"America Movil (NYSE: AMX) is the premier telecom choice in Latin Americao," says Rudy Martin, editor of the recently launched newsletter, Latin Stock Investing.
The advisor explains, "With the shares down 44% over the last year, the stock is dirt cheap. Buy, buy, buy." Here is his review.
"Investors have overly discounted this company's franchise, its growth prospects and cash generating ability. Here are three reasons why America Movil is still on my Focus List.
1. It's the leading telecommunications operating company in Latin America. Ccontrolled by billionaire Carlos Slim, management streamlined a large bureaucracy and refocused on coming to market with new products quickly.
2. Financial strength will be a competitive advantage. Management has made it clear that no acquisitions and no special dividends are under consideration now. Maintaining capital adequacy is the first priority in these turbulent times.
3. The best AMX acquisition may be its own stock. Slim and his management team put AMX into a dominant position in Mexico and the rest of Latin America with an active acquisition and investment program.

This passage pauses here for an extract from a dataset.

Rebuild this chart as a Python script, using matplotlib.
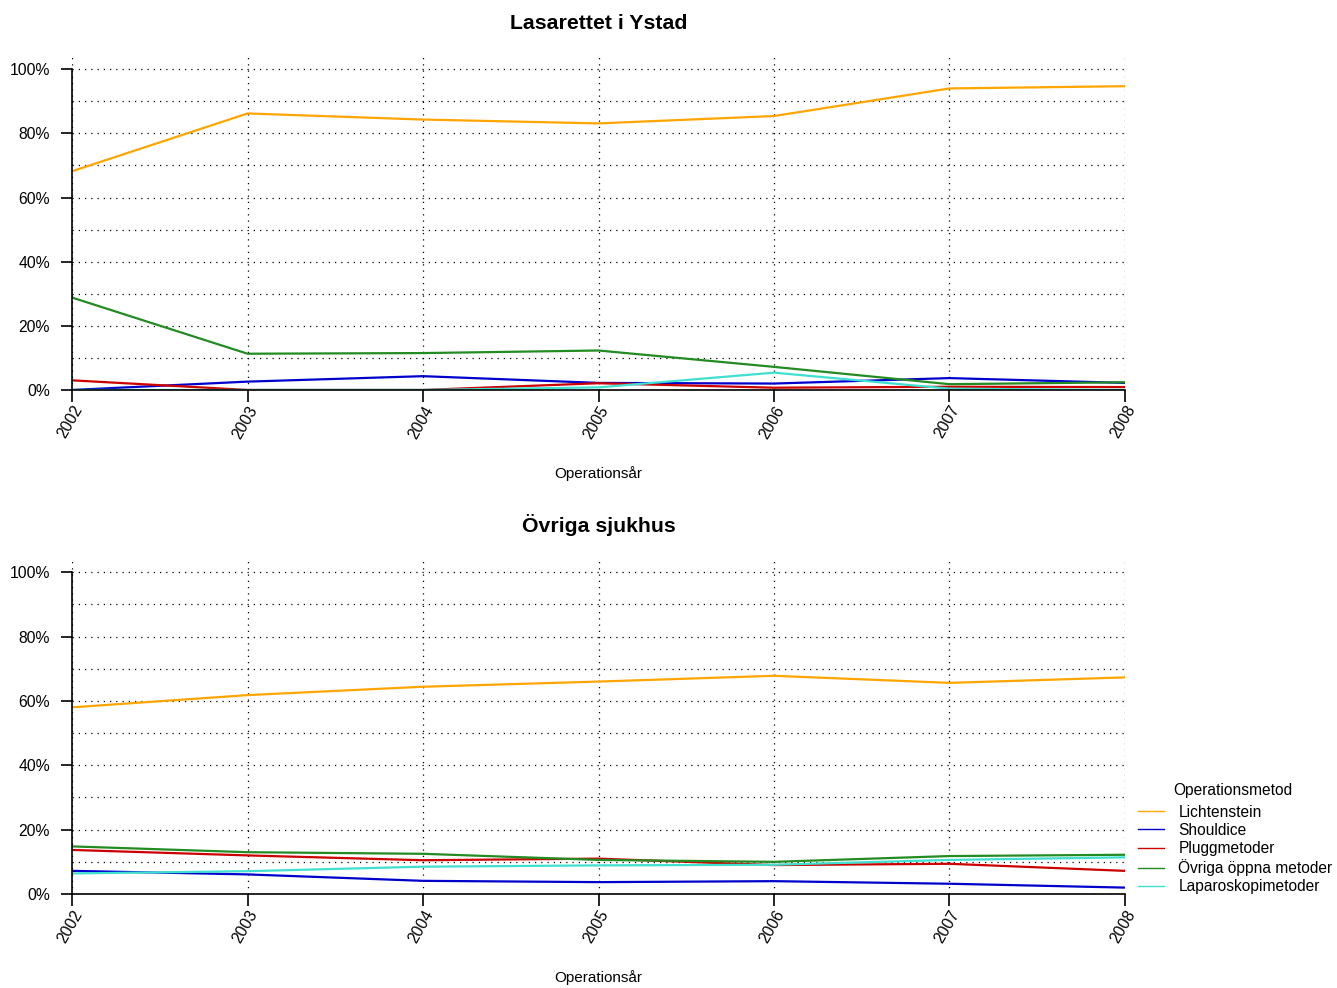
import matplotlib
matplotlib.use('Agg')
import matplotlib.pyplot as plt
from matplotlib.lines import Line2D

# data (percent)
years = [2002, 2003, 2004, 2005, 2006, 2007, 2008]
methods = ['Lichtenstein', 'Shouldice', 'Pluggmetoder', 'Övriga öppna metoder', 'Laparoskopimetoder']
colors = ['#FFA500', '#0000CD', '#CD0000', '#228B22', '#40E0D0']

ystad_lichtenstein = [68.2, 86.2, 84.3, 83.1, 85.4, 94.0, 94.7]
ystad_shouldice = [0.0, 2.6, 4.3, 2.2, 2.0, 3.7, 2.2]
ystad_plugg = [3.0, 0.0, 0.0, 2.1, 0.7, 1.0, 0.9]
ystad_ovriga = [28.8, 11.3, 11.5, 12.3, 7.2, 1.8, 2.4]
ystad_laparo = [0.0, 0.0, 0.0, 0.8, 5.4, 0.4, 0.0]

other_lichtenstein = [58.0, 61.8, 64.4, 66.0, 67.8, 65.6, 67.3]
other_shouldice = [7.2, 6.1, 4.1, 3.7, 4.0, 3.2, 2.0]
other_plugg = [13.7, 12.0, 10.5, 11.0, 9.0, 9.4, 7.2]
other_ovriga = [14.8, 13.0, 12.5, 10.6, 10.0, 11.8, 12.2]
other_laparo = [6.4, 7.1, 8.5, 8.9, 9.1, 10.6, 11.4]

panels = [
    ('Lasarettet i Ystad', [ystad_lichtenstein, ystad_shouldice, ystad_plugg, ystad_ovriga, ystad_laparo]),
    ('Övriga sjukhus', [other_lichtenstein, other_shouldice, other_plugg, other_ovriga, other_laparo]),
]

plt.rcParams['font.family'] = ['Liberation Sans', 'DejaVu Sans']

fig = plt.figure(figsize=(13.37, 9.88), dpi=100)
rects = [[0.0539, 0.6053, 0.7875, 0.3370], [0.0539, 0.0951, 0.7875, 0.3382]]

for rect, (title, series) in zip(rects, panels):
    ax = fig.add_axes(rect)
    # grid first so the lines sit on top
    for v in range(0, 101, 10):
        ax.axhline(v, color='black', lw=0.9, ls=(0, (1, 4)), zorder=1)
    for yr in years:
        ax.axvline(yr, color='black', lw=0.9, ls=(0, (1, 4)), zorder=1)
    for vals, c in zip(series, colors):
        ax.plot(years, vals, color=c, lw=1.6, zorder=2)

    ax.set_xlim(2002, 2008)
    ax.set_ylim(0, 103.8)
    ax.set_yticks([0, 20, 40, 60, 80, 100])
    ax.set_yticklabels(['0%', '20%', '40%', '60%', '80%', '100%'], fontsize=11.3)
    ax.set_xticks(years)
    ax.set_xticklabels([str(y) for y in years], fontsize=11.3, rotation=60,
                       ha='right', va='top', rotation_mode='anchor')
    for s in ['top', 'right']:
        ax.spines[s].set_visible(False)
    ax.spines['left'].set_bounds(0, 100)
    ax.spines['left'].set_linewidth(1.2)
    ax.spines['bottom'].set_linewidth(1.2)
    ax.tick_params(axis='y', length=8, width=1.2, pad=8)
    ax.tick_params(axis='x', length=8.5, width=1.2, pad=1)
    ax.set_title(title, fontsize=15.3, fontweight='bold', pad=20)
    ax.set_xlabel('Operationsår', fontsize=11, labelpad=18)

# legend title drawn separately so the gap under it matches
fig.text(1233 / 1337, 1 - 791 / 988, 'Operationsmetod', fontsize=11.2,
         ha='center', va='center')
handles = [Line2D([], [], color=c, lw=1.0) for c in colors]
leg = fig.legend(handles, methods, loc='upper left',
                 bbox_to_anchor=(0.8512, 0.1855), frameon=False, fontsize=11.2,
                 handlelength=1.7, labelspacing=0.2,
                 handletextpad=0.9, borderaxespad=0, borderpad=0)

fig.savefig('out.png', dpi=100)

They certainly know how to spot a deal and right now the most attractive use of capital is AMX share repurchase.
"New products and deals will add to this growth story. One way AMX competes is by focusing on applications and services, such as multimedia. Recently, the company launched higher-priced 3G services in several major Latin American cities, including Mexico, Brazil and Chile.
"For the third quarter of 2008 AMX reported earnings per ADR of $.71 up 46% from the $.49 in the third quarter of 2007. Nine month results were $2.43 per ADR up 23.7% over the same period last year. Last quarter, America Movil's revenues grew 9.8% and service revenues gained a faster 10.4%.
"AMX is the lead wireless player in its home country. But the biggest growth opportunity is in the highly-competitive Brazilian market.
"America Mobil has gained a 26% market share in Brazil, and expects Brazil's wireless market to increase by more than 20-25% in 2008. It also expects to continue to gain share at the expense of other carriers with its new 3G services.
"The price of this stock is supported by a high return on equity and solid double-digit growth rates. The stock trades at 7.5 times 2009 estimates which are 17% above 2008 EPS estimates. Where can you find a company generating 25-35% return on equity selling at less than 50% of its growth rate?
"Further, it is likely that the earnings multiplier for AMX and other telecommunications companies could rise in response to stronger earnings, very strong cash flows and acquisition speculation.
"With earnings estimates of $3-4 per share for the next two years, this stock is dirt cheap. Buy, buy, buy."